That’s what driving 12 hours a day make you feel, like you’re being driven crazy. You gain a whole new respect for truck-drivers, who are usually only appreciated by me for the shade their huge trucks provide when the sun is beating right into my left eye. Anyhow, we went and we came, and I’ll entertain you with pictures in a few days time. In the meantime, I’d like to know how it’s possible to be so fatigued from all that driving that I’m no longer an insomniac. I go to bed these days promptly at 11pm, and certainly no later than 11:30, and sleep a full eight or nine hours and still feel drained by about 5pm, at which time I can go for a 3 hour nap. Except that sleeping for three hours is hardly a nap, is it?

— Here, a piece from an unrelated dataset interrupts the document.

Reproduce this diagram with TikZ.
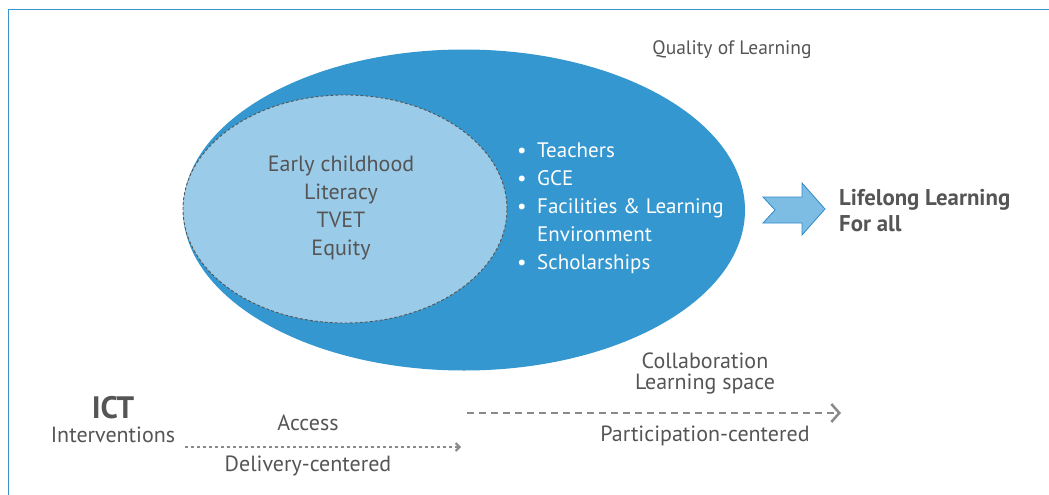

Well, as many of you are probably well aware, much happens when you’re in travel, as you’re whizzing by scenery that could make your heart stop. And then the lines on the road disappear just as darkness falls, and your heart speeds up like a drum at a rock concert. You come across crazy drivers, and compassionate ones. Your car, or was it the pavement, makes funny sounds while you’re surrounded by wheat fields without a Toyota dealer in sight, and God Alone Knows how long it would take for AAA to get to you. You drive through cities that confuse the hell out of your GPS, cities that were surely designed by mad geniuses men. You navigate through freeway loop-de-loops that certainly were dreamed up by one of the 50 roller-coaster engineers in the nation (well, that’s what it felt like, anyway!) You see clouds in the distant sky that look like illustrations out of a children’s book, fantasy clouds I call them. And you see clouds that are nothing short of nightmare clouds. Of course, the nightmare clouds are the most, what’s the word?, eventful. You drive through country that’s most bleak and drips of desolation, and you wonder, am I in the USA? And yet, that country, with all it’s desolation, feels like the perfect place to live and forget about the world, perhaps because the world has forgotten about those places. And then you drive back into California, with it’s crazy speeding and traffic and over-crowding and the concrete canyons and say, “Thank Allah I live here!”
And that, in a nutshell, is the story of our trip. Not enough, you say? Well, I’ll tell you about the more interesting bits of the above summary in a little bit.